┌────────

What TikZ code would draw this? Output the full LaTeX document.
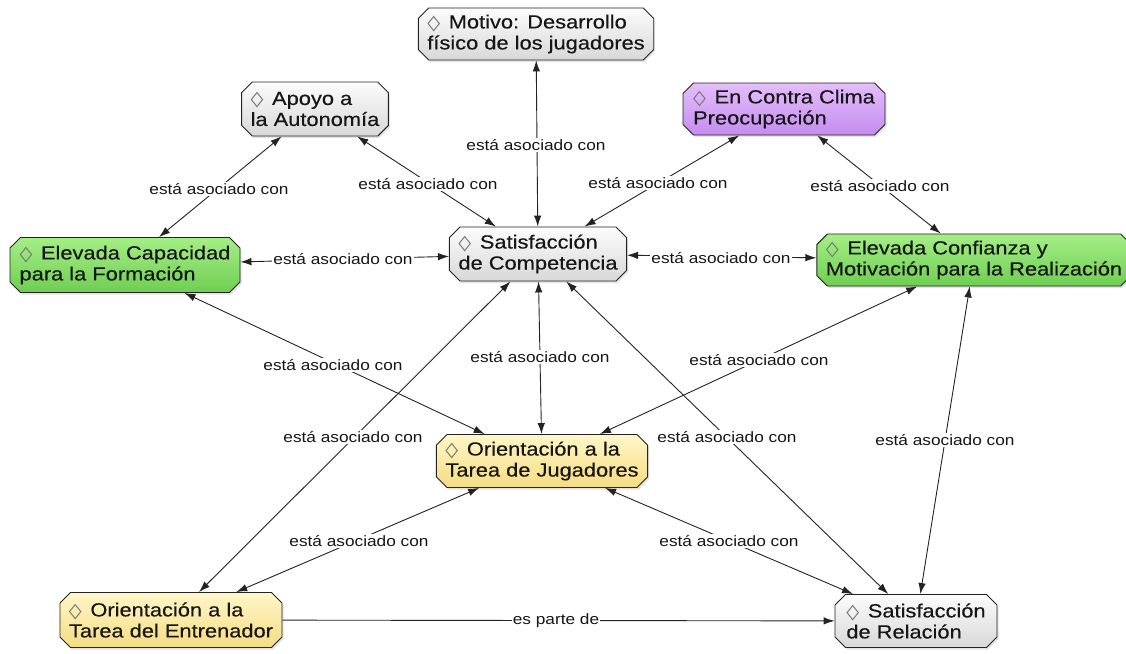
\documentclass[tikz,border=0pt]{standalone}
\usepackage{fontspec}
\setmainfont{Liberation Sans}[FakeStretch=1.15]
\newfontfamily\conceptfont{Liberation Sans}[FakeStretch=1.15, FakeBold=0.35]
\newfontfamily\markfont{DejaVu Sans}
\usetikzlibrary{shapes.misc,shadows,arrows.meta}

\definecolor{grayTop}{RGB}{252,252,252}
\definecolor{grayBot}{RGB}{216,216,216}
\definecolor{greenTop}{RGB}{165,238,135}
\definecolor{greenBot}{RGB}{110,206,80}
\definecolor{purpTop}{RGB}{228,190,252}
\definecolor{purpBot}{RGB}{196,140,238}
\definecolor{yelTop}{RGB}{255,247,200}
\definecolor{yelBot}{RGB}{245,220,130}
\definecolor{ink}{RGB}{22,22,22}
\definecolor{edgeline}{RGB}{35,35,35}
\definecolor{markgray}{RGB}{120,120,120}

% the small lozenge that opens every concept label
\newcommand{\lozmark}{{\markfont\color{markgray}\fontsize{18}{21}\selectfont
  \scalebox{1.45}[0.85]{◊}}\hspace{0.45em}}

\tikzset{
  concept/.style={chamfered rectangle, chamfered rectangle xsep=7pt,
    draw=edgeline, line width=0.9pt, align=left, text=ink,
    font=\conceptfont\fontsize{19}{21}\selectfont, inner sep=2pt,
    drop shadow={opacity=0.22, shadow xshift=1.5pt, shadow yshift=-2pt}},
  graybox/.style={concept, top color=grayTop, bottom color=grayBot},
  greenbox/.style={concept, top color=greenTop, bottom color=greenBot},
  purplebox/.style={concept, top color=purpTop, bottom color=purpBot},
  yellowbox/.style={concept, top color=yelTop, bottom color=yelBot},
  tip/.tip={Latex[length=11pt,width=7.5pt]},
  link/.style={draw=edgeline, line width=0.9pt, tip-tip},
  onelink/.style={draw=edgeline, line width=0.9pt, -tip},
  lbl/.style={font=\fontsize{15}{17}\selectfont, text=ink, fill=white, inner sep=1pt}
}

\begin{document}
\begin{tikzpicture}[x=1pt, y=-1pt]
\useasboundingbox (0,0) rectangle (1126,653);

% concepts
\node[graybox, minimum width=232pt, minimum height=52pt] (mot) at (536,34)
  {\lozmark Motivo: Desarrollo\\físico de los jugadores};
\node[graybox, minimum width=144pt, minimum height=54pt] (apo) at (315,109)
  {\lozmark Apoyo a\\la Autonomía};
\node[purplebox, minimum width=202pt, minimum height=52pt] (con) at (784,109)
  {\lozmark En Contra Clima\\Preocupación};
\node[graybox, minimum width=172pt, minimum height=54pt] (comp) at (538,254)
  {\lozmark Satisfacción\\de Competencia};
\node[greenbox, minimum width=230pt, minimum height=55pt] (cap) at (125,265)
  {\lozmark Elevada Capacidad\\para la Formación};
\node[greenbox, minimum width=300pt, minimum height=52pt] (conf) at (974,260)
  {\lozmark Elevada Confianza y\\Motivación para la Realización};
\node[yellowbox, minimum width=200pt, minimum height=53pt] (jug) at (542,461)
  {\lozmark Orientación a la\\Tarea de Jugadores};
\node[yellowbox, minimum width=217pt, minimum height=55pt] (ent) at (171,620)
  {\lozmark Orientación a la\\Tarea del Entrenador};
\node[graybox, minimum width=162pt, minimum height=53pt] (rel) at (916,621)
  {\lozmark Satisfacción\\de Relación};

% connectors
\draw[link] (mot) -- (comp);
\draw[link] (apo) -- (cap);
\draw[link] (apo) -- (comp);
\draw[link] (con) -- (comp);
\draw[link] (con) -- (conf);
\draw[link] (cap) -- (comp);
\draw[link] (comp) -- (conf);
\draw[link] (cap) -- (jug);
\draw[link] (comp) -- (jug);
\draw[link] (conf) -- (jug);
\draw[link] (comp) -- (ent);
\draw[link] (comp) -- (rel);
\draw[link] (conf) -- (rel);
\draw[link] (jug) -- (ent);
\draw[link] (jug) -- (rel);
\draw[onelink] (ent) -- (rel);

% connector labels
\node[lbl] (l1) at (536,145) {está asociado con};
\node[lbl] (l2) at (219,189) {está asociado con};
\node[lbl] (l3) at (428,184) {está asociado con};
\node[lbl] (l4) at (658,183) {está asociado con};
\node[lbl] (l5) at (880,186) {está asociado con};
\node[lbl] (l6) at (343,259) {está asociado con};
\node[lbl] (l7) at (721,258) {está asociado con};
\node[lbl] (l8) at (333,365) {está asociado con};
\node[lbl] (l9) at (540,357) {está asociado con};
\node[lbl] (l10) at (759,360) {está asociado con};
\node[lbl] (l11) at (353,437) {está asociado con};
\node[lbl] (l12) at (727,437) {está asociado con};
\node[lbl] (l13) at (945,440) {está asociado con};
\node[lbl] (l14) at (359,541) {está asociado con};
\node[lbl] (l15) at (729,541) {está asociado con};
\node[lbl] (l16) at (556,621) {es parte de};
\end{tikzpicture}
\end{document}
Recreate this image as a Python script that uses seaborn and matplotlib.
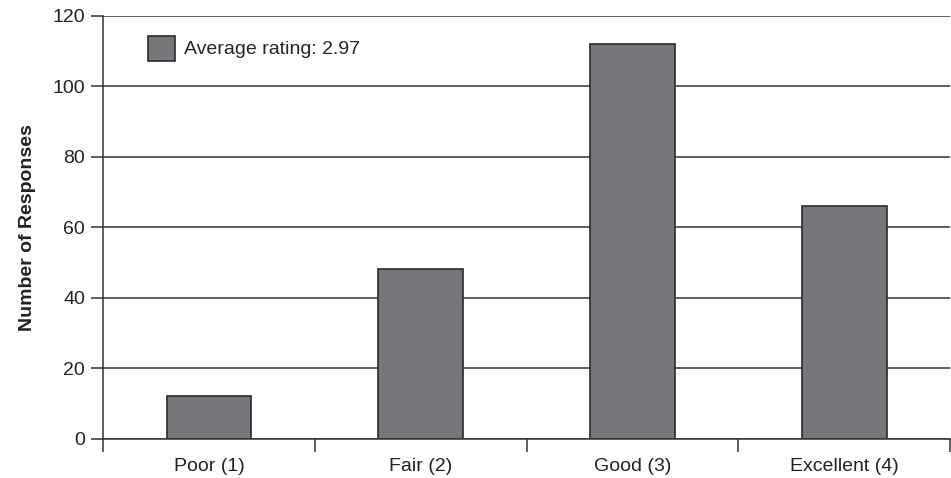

└────────

Every line from the top of the material above through the line with "(0,0) rectangle (1126,653);" should be duplicated exactly, please; leave out the pictures.

> **Solution to the problem**
What TikZ code would draw this? Output the full LaTeX document.
\documentclass[tikz,border=0pt]{standalone}
\usepackage{fontspec}
\setmainfont{Liberation Sans}[FakeStretch=1.15]
\newfontfamily\conceptfont{Liberation Sans}[FakeStretch=1.15, FakeBold=0.35]
\newfontfamily\markfont{DejaVu Sans}
\usetikzlibrary{shapes.misc,shadows,arrows.meta}

\definecolor{grayTop}{RGB}{252,252,252}
\definecolor{grayBot}{RGB}{216,216,216}
\definecolor{greenTop}{RGB}{165,238,135}
\definecolor{greenBot}{RGB}{110,206,80}
\definecolor{purpTop}{RGB}{228,190,252}
\definecolor{purpBot}{RGB}{196,140,238}
\definecolor{yelTop}{RGB}{255,247,200}
\definecolor{yelBot}{RGB}{245,220,130}
\definecolor{ink}{RGB}{22,22,22}
\definecolor{edgeline}{RGB}{35,35,35}
\definecolor{markgray}{RGB}{120,120,120}

% the small lozenge that opens every concept label
\newcommand{\lozmark}{{\markfont\color{markgray}\fontsize{18}{21}\selectfont
  \scalebox{1.45}[0.85]{◊}}\hspace{0.45em}}

\tikzset{
  concept/.style={chamfered rectangle, chamfered rectangle xsep=7pt,
    draw=edgeline, line width=0.9pt, align=left, text=ink,
    font=\conceptfont\fontsize{19}{21}\selectfont, inner sep=2pt,
    drop shadow={opacity=0.22, shadow xshift=1.5pt, shadow yshift=-2pt}},
  graybox/.style={concept, top color=grayTop, bottom color=grayBot},
  greenbox/.style={concept, top color=greenTop, bottom color=greenBot},
  purplebox/.style={concept, top color=purpTop, bottom color=purpBot},
  yellowbox/.style={concept, top color=yelTop, bottom color=yelBot},
  tip/.tip={Latex[length=11pt,width=7.5pt]},
  link/.style={draw=edgeline, line width=0.9pt, tip-tip},
  onelink/.style={draw=edgeline, line width=0.9pt, -tip},
  lbl/.style={font=\fontsize{15}{17}\selectfont, text=ink, fill=white, inner sep=1pt}
}

\begin{document}
\begin{tikzpicture}[x=1pt, y=-1pt]
\useasboundingbox (0,0) rectangle (1126,653);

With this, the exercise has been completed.